長崎IR不認定 資金調達の「壁」越えられず 再挑戦はハウステンボス次第か

長崎IR誘致の歩み

 長崎県が誘致を目指したカジノを含む統合型リゾート施設(IR)計画は、不認定に終わった。経済活性化の起爆剤として「地方型IR」をアピールし、国家プロジェクトの審査に挑んだが、最後まで資金調達の“高い壁”を乗り越えられなかった。国の追加公募があれば、再挑戦できるが難題もある。
 10月26日、東京都内。長崎IRの県担当者と事業者は、国の審査委員会によるヒアリングに臨んだ。繰り返し問われたのは「資金調達の確実性」。翌月16日に再び呼び出されると、事業者の運営能力なども問われた。「(委員と)意見がかみ合わない」。県関係者は一抹の不安を拭えなかった。
 懸念は現実となった。「資金調達の確実性を裏付ける根拠が十分とは言い難い」-。国が27日発表した結果は、審査の基本的な要件「要求基準」すら満たせず、優れた内容かどうか採点する「評価基準」にまで至らないという、厳しい宣告だった。
 総事業費4383億円。外資系の大手金融機関や投資ファンドから広く資金を集めるスキームを組み立てた。県は出資企業や金融機関から計5千億円超のコミットメントレター(出資・融資の意思表明書)などを集めたとするが、審査ではここに疑義が生じた。
 長崎IRの運営を担う特定目的会社「KYUSHUリゾーツジャパン」の大屋高志社長は「われわれの資金調達の方法は世界のIRでは一般的。そこを理解してほしかった」と不満を漏らす。県IR推進課の小宮健志課長も「国に引き続き説明を求めたい」とした上で、行政不服審査請求も視野に佐世保市などの関係者と対応を議論するとした。

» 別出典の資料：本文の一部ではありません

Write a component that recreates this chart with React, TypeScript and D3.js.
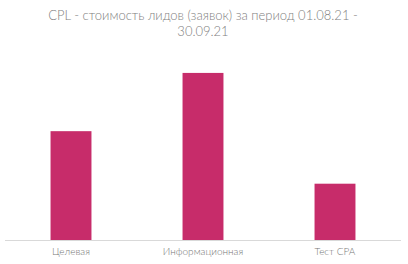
import React from "react";
import * as d3 from "d3";

const categories = ["Целевая", "Информационная", "Тест CPA"];
const values = [1150, 1760, 600];
const titleLines = ["CPL - стоимость лидов (заявок) за период 01.08.21 -", "30.09.21"];

const W = 408;
const H = 264;

export default function App() {
  const x = d3.scaleBand<string>().domain(categories).range([5, 401]).paddingInner(0.69).paddingOuter(0.345);
  const y = d3.scaleLinear().domain([0, 2000]).range([241, 50]);
  const font = "Lato, 'Open Sans', sans-serif";
  return (
    <svg width={W} height={H} style={{ position: "absolute", left: 0, top: 0, background: "#fff" }}>
      <text x={203} y={20} textAnchor="middle" fontFamily={font} fontWeight={300} fontSize={13} fill="#808080">
        {titleLines.map((t, i) => (
          <tspan key={i} x={203} dy={i === 0 ? 0 : 16}>{t}</tspan>
        ))}
      </text>
      {categories.map((c, i) => (
        <rect key={c} x={x(c)} y={y(values[i])} width={x.bandwidth()} height={y(0) - y(values[i])} fill="#c72c6a" />
      ))}
      <line x1={5} x2={401} y1={240.5} y2={240.5} stroke="#d9d9d9" strokeWidth={1} />
      {categories.map((c) => (
        <text key={c} x={(x(c) as number) + x.bandwidth() / 2} y={255} textAnchor="middle" fontFamily={font} fontWeight={300} fontSize={10} fill="#777">
          {c}
        </text>
      ))}
    </svg>
  );
}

本県のIR区域整備計画で誘致先となっていたハウステンボス=2020年4月、佐世保市

 一方、4月に認定された大阪府・市は、米大手MGMリゾーツ・インターナショナル日本法人とオリックスを中心に1兆円規模の計画を作成。出資企業名や金融機関名を明示していた。
 IRに詳しい静岡大の鳥畑与一教授は、長崎IRのレターを公表せず計画を申請した県の進め方を問題視。多額の公金を投入した点も踏まえ「第三者による検証が必要だろう」と指摘する。
 IR整備法は最大3カ所まで整備できると規定。国は7月から、全国に関心を持つ都市がないか水面下で聞き取りを始めた。国が追加公募をすれば、本県も再申請する道はある。
 ただ、誘致先のハウステンボス(HTB)が2019年に県や佐世保市と締結した用地売買に関する基本合意は、「IR事業が認定を受けなかった」場合に失効する。HTB経営陣の顔触れも当時と変わり、理解を得られなければ、県は別の誘致先を探すことになる。県内のIR関係者は「環境は大きく変わった。再挑戦のハードルは高い」と厳しく受け止めている。